Many shills contacted me from this page once I became active on it, there was repeated efforts to see if I was somehow trying to play the goodie so as to refer people to somewhere they’d be scammed, as was the case with what they were doing.

My suspicions about this group were confirmed when I made a post linking to Tumelo’s profile calling him out as one of the people behind this, I also linked another profile but it was unimportant and I felt it a mere red herring, Tumelo was the man of interest. Once I done this and started to unfriend some shills I’d let think were inside my circle of confidence, I was banned from this group. I checked with friends if they could see the group and it was indeed still there but I could not access it from my profile.

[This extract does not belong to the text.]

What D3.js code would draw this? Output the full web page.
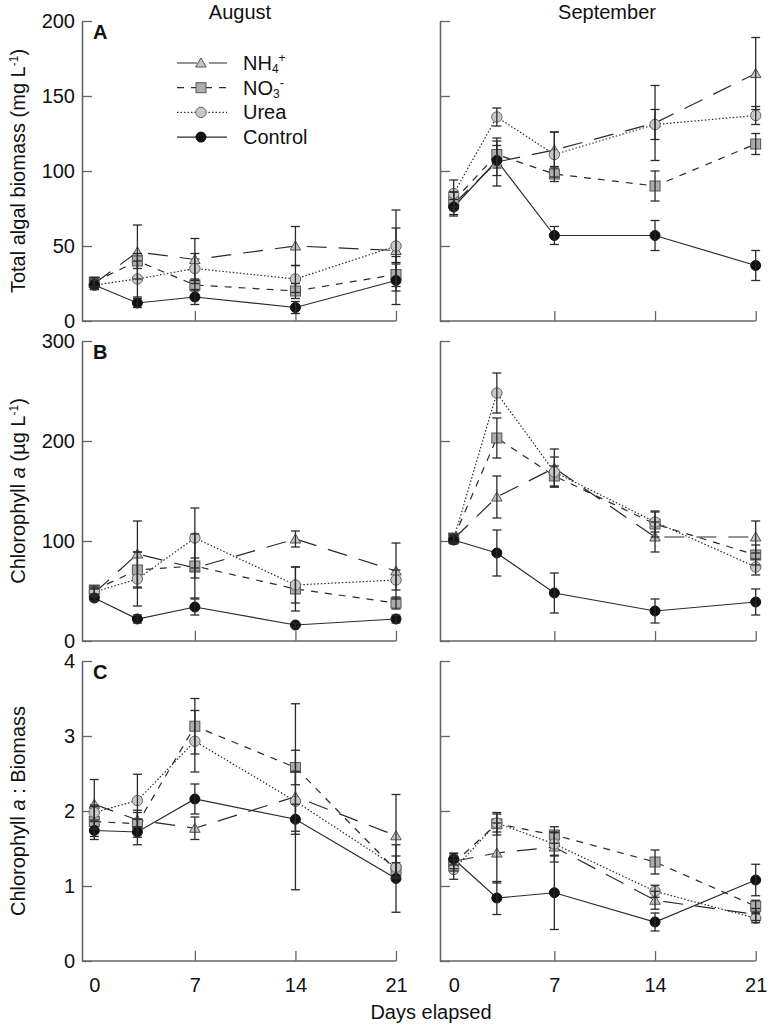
<!DOCTYPE html>
<html>
<head>
<meta charset="utf-8">
<script src="https://cdn.jsdelivr.net/npm/d3@7"></script>
<style>
  body { margin: 0; background: #fff; }
  svg { font-family: "Liberation Sans", Arial, sans-serif; }
</style>
</head>
<body>
<svg id="chart" width="771" height="1032"></svg>
<script>
/// data ///
const days = [0, 3, 7, 14, 21];
const seriesNames = ["NH4", "NO3", "Urea", "Control"];
const months = ["August", "September"];

// rows: NH4, NO3, Urea, Control
const biomassAugMean = [[25, 46, 41, 50, 47], [26, 40, 24, 20, 31], [24, 28, 35, 28, 50], [24, 12, 16, 9, 27]];
const biomassAugErr  = [[3, 18, 14, 13, 27], [3, 5, 4, 5, 8], [3, 12, 10, 9, 12], [3, 3, 5, 4, 16]];
const biomassSepMean = [[78, 106, 114, 132, 165], [80, 111, 98, 90, 118], [85, 136, 111, 131, 137], [76, 107, 57, 57, 37]];
const biomassSepErr  = [[8, 16, 12, 25, 24], [6, 9, 5, 10, 7], [9, 6, 15, 10, 6], [5, 10, 6, 10, 10]];

const chlAugMean = [[48, 87, 73, 102, 70], [51, 71, 75, 52, 38], [49, 62, 103, 56, 61], [43, 22, 34, 16, 22]];
const chlAugErr  = [[4, 33, 10, 8, 28], [4, 18, 32, 22, 6], [4, 27, 30, 18, 10], [3, 4, 8, 2, 4]];
const chlSepMean = [[102, 144, 173, 104, 104], [103, 203, 165, 117, 86], [102, 248, 169, 119, 74], [101, 88, 48, 30, 39]];
const chlSepErr  = [[4, 21, 19, 15, 16], [4, 20, 10, 13, 10], [4, 20, 15, 10, 8], [4, 23, 20, 12, 13]];

const ratioAugMean = [[2.09, 1.88, 1.77, 2.19, 1.67], [1.86, 1.83, 3.13, 2.58, 1.21], [1.98, 2.14, 2.93, 2.13, 1.25], [1.74, 1.72, 2.16, 1.89, 1.10]];
const ratioAugErr  = [[0.33, 0.1, 0.15, 1.24, 0.55], [0.2, 0.18, 0.37, 0.23, 0.1], [0.1, 0.35, 0.41, 0.4, 0.15], [0.12, 0.17, 0.2, 0.2, 0.45]];
const ratioSepMean = [[1.33, 1.44, 1.52, 0.81, 0.62], [1.30, 1.83, 1.68, 1.32, 0.73], [1.22, 1.84, 1.56, 0.93, 0.57], [1.36, 0.84, 0.91, 0.52, 1.08]];
const ratioSepErr  = [[0.1, 0.4, 0.2, 0.12, 0.08], [0.1, 0.15, 0.11, 0.16, 0.08], [0.13, 0.12, 0.15, 0.08, 0.06], [0.08, 0.22, 0.49, 0.12, 0.21]];

const xTicks = [0, 7, 14, 21];
const biomassTicks = [0, 50, 100, 150, 200];
const chlTicks = [0, 100, 200, 300];
const ratioTicks = [0, 1, 2, 3, 4];

const panels = [
  { letter: "A", ticks: biomassTicks, max: 200, data: [[biomassAugMean, biomassAugErr], [biomassSepMean, biomassSepErr]] },
  { letter: "B", ticks: chlTicks, max: 300, data: [[chlAugMean, chlAugErr], [chlSepMean, chlSepErr]] },
  { letter: "C", ticks: ratioTicks, max: 4, data: [[ratioAugMean, ratioAugErr], [ratioSepMean, ratioSepErr]] }
];

/// styles ///
const lineDash = { NH4: "20,12", NO3: "7,7", Urea: "1.5,2", Control: null };
const markFill = { NH4: "#c4c4c4", NO3: "#acacac", Urea: "#c8c8c8", Control: "#111" };
const ink = "#2a2a2a";
const axisColor = "#666";
const fontFam = "'Liberation Sans', Arial, sans-serif";

/// layout ///
const colAxisX = [82, 440];
const colRange = [[94.3, 396], [453.7, 755.7]];
const monthX = [240, 607];
const rowTop = [21, 341, 661];
const rowH = 300;

const svg = d3.select("#chart");

// y axis titles
const yTitles = [
  { y: 171, parts: [["Total algal biomass (mg L", null], ["-1", "super"], [")", null]] },
  { y: 491, parts: [["Chlorophyll ", null], ["a", "italic"], [" (µg L", null], ["-1", "super"], [")", null]] },
  { y: 811, parts: [["Chlorophyll ", null], ["a", "italic"], [" : Biomass", null]] }
];

panels.forEach((p, r) => {
  const top = rowTop[r];
  const y = d3.scaleLinear().domain([0, p.max]).range([top + rowH, top]);

  months.forEach((m, c) => {
    const x = d3.scaleLinear().domain([0, 21]).range(colRange[c]);
    const g = svg.append("g");

    // y axis
    g.append("g")
      .attr("transform", `translate(${colAxisX[c]},0)`)
      .call(d3.axisLeft(y).tickValues(p.ticks).tickSize(-10).tickSizeOuter(0).tickPadding(7)
        .tickFormat(c === 0 ? d3.format("d") : ""))
      .call(a => a.select(".domain").attr("stroke", axisColor).attr("stroke-width", 1.6))
      .call(a => a.selectAll(".tick line").attr("stroke", axisColor).attr("stroke-width", 1.3))
      .call(a => a.selectAll(".tick text").attr("font-size", 20).attr("fill", "#111")
        .attr("font-family", fontFam));

    // x axis
    const xa = g.append("g")
      .attr("transform", `translate(0,${top + rowH})`)
      .call(d3.axisBottom(x).tickValues(xTicks).tickSize(-10).tickPadding(17)
        .tickFormat(r === 2 ? d3.format("d") : ""))
      .call(a => a.select(".domain").remove())
      .call(a => a.selectAll(".tick line").attr("stroke", axisColor).attr("stroke-width", 1.3)
        .filter(d => d === 0).remove())
      .call(a => a.selectAll(".tick text").attr("font-size", 20).attr("fill", "#111")
        .attr("font-family", fontFam));
    xa.append("line")
      .attr("x1", colAxisX[c]).attr("x2", x(21))
      .attr("stroke", axisColor).attr("stroke-width", 1.6);

    const [means, errs] = p.data[c];

    // lines
    const line = d3.line().x((d, i) => x(days[i])).y(d => y(d));
    seriesNames.forEach((s, k) => {
      g.append("path")
        .attr("d", line(means[k]))
        .attr("fill", "none")
        .attr("stroke", ink)
        .attr("stroke-width", 1.2)
        .attr("stroke-dasharray", lineDash[s]);
    });

    // markers
    seriesNames.forEach((s, k) => drawMarkers(g, s, means[k], x, y));

    // error bars
    seriesNames.forEach((s, k) => {
      const eb = g.append("g").attr("stroke", ink).attr("stroke-width", 1.3);
      means[k].forEach((v, i) => {
        const cx = x(days[i]), lo = y(Math.max(0, v - errs[k][i])), hi = y(v + errs[k][i]);
        eb.append("line").attr("x1", cx).attr("x2", cx).attr("y1", lo).attr("y2", hi);
        eb.append("line").attr("x1", cx - 4.5).attr("x2", cx + 4.5).attr("y1", lo).attr("y2", lo);
        eb.append("line").attr("x1", cx - 4.5).attr("x2", cx + 4.5).attr("y1", hi).attr("y2", hi);
      });
    });

    // month titles
    if (r === 0) {
      svg.append("text")
        .attr("x", monthX[c]).attr("y", 19)
        .attr("text-anchor", "middle").attr("font-size", 20).attr("fill", "#111")
        .text(m);
    }
  });

  // panel letter
  svg.append("text")
    .attr("x", 93).attr("y", top + 18)
    .attr("font-size", 20).attr("font-weight", "bold").attr("fill", "#111")
    .text(p.letter);

  // y title
  const t = svg.append("text")
    .attr("transform", `translate(25,${yTitles[r].y}) rotate(-90)`)
    .attr("text-anchor", "middle").attr("font-size", 20).attr("fill", "#111");
  yTitles[r].parts.forEach(([txt, kind]) => {
    const ts = t.append("tspan").text(txt);
    if (kind === "super") ts.attr("font-size", 12).attr("baseline-shift", "super");
    if (kind === "italic") ts.attr("font-style", "italic");
  });
});

function drawMarkers(g, s, vals, x, y) {
  vals.forEach((v, i) => drawMarker(g, s, x(days[i]), y(v)));
}

function drawMarker(g, s, cx, cy) {
  if (s === "NH4") {
    g.append("path")
      .attr("d", d3.symbol(d3.symbolTriangle, 48)())
      .attr("transform", `translate(${cx},${cy + 1})`)
      .attr("fill", markFill[s]).attr("stroke", "#555").attr("stroke-width", 1);
  } else if (s === "NO3") {
    g.append("rect")
      .attr("x", cx - 5).attr("y", cy - 5).attr("width", 10).attr("height", 10)
      .attr("fill", markFill[s]).attr("stroke", "#555").attr("stroke-width", 1);
  } else if (s === "Urea") {
    g.append("circle").attr("cx", cx).attr("cy", cy).attr("r", 5.2)
      .attr("fill", markFill[s]).attr("stroke", "#666").attr("stroke-width", 1);
  } else {
    g.append("circle").attr("cx", cx).attr("cy", cy).attr("r", 5)
      .attr("fill", markFill[s]).attr("stroke", "#111").attr("stroke-width", 1);
  }
}

/// legend ///
const legendLabels = [
  [["NH", null], ["4", "sub"], ["+", "super"]],
  [["NO", null], ["3", "sub"], ["-", "super"]],
  [["Urea", null]],
  [["Control", null]]
];
const legend = svg.append("g");
seriesNames.forEach((s, k) => {
  const ly = 63 + k * 24.7;
  legend.append("line")
    .attr("x1", 177).attr("x2", 227).attr("y1", ly).attr("y2", ly)
    .attr("stroke", ink).attr("stroke-width", 1.2)
    .attr("stroke-dasharray", lineDash[s]);
  drawMarker(legend, s, 201, ly);
  const t = legend.append("text")
    .attr("x", 243).attr("y", ly + 7)
    .attr("font-size", 20).attr("fill", "#111");
  legendLabels[k].forEach(([txt, kind]) => {
    const ts = t.append("tspan").text(txt);
    if (kind === "sub") ts.attr("font-size", 12).attr("dy", 3);
    if (kind === "super") ts.attr("font-size", 12).attr("dy", -11);
  });
});

// x title
svg.append("text")
  .attr("x", 431).attr("y", 1019)
  .attr("text-anchor", "middle").attr("font-size", 20).attr("fill", "#111")
  .text("Days elapsed");
</script>
</body>
</html>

After me making some references to this to certain shills I was mysteriously not banned any more. This can be done by a group admin via the “undo” function in the admin logs without any notifications, I checked.

In the first place when shills were asking me about money managers, I started off giving them links to join a broker (Think Forex), it was just a generic link, not an IB link and my main interest was to see if any of them would actually open accounts, to help me confirm my suspicions they were committing ID fraud.
Two of them did sign up, and although both of them had trouble with names being slightly off (interesting) they did after a little while get funded. I was not sure what to do at this point, but after some thought I decided to connect them with a MAM which their deposits were far too small for and watched them lose their money.

I know at this point of the story I may seem like a bad person, let it be noted I have offered the pay them back (combined total $650) if it is verified they are the people the names on the accounts belong to, I have not been taken up on this, funnily enough. My offer does still stand, though.

Despite what I felt was pretty obvious sabotage of these accounts, both of these shills tried to further bait me into taking investments from them, trying to unearth something scammy, I politely declined one and just kept putting another off to discuss it at a later date.